The Green in the Hills Above Los Angeles
Los Angeles has a morning light I’ve never stopped thinking about—pale gold, somehow both hazy and precise, the kind that catches the edges of the hills while the rest of the city is still asleep. You see it in early Chinatown, on the cover of some forgotten Tom Petty record, in any photograph taken on the west side before ten in the morning.
Photographer Larsen Sotelo shot model Jessica Morrow somewhere up in those hills for the creative platform 1-900, and the result does what the best LA photography does: it finds the green. Everyone thinks of the city as concrete and brown and smog, and then you go up into Griffith Park or Laurel Canyon or somewhere off Mulholland and there’s this dense, almost subtropical vegetation pressing against the chaparral—cacti growing alongside ferns, everything slightly unreal in the diffuse western light.

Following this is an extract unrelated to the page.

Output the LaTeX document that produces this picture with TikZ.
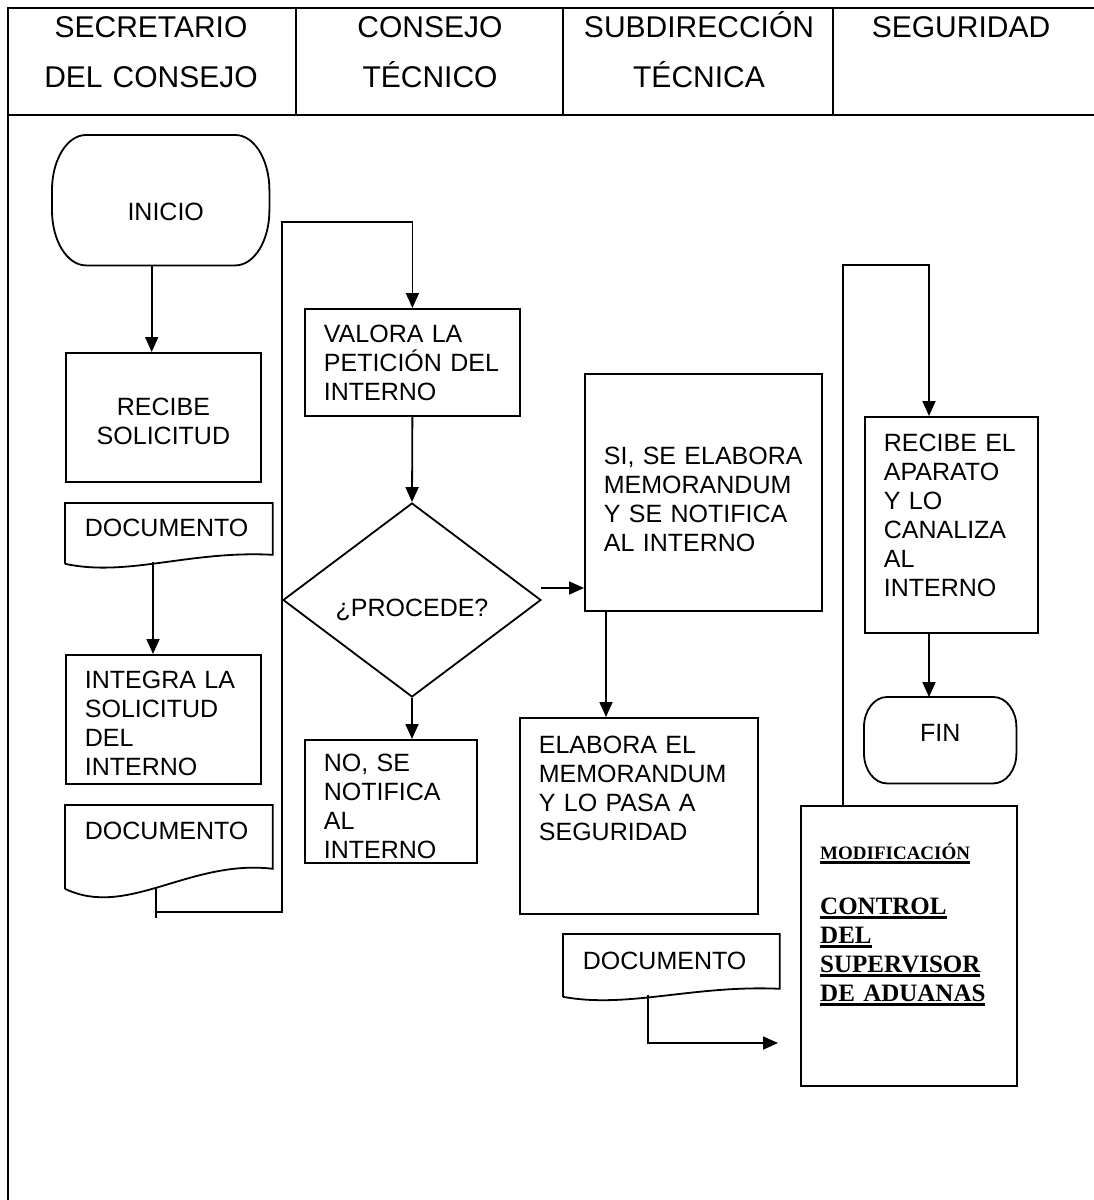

Morrow has the kind of ease in front of the camera that looks like she just wandered into frame. That ease is the whole product—not just the aesthetic of the shoot but the idea of LA as a place you can move through at your own rhythm, find your own corners of, treat a sprawling megalopolis like a personal backyard.
I’ve had that feeling once or twice in LA: the sense that the city would accommodate whatever you wanted to do in it, that there was always another hill to climb or another stretch of coast to reach. It doesn’t last. But in a photograph, it holds.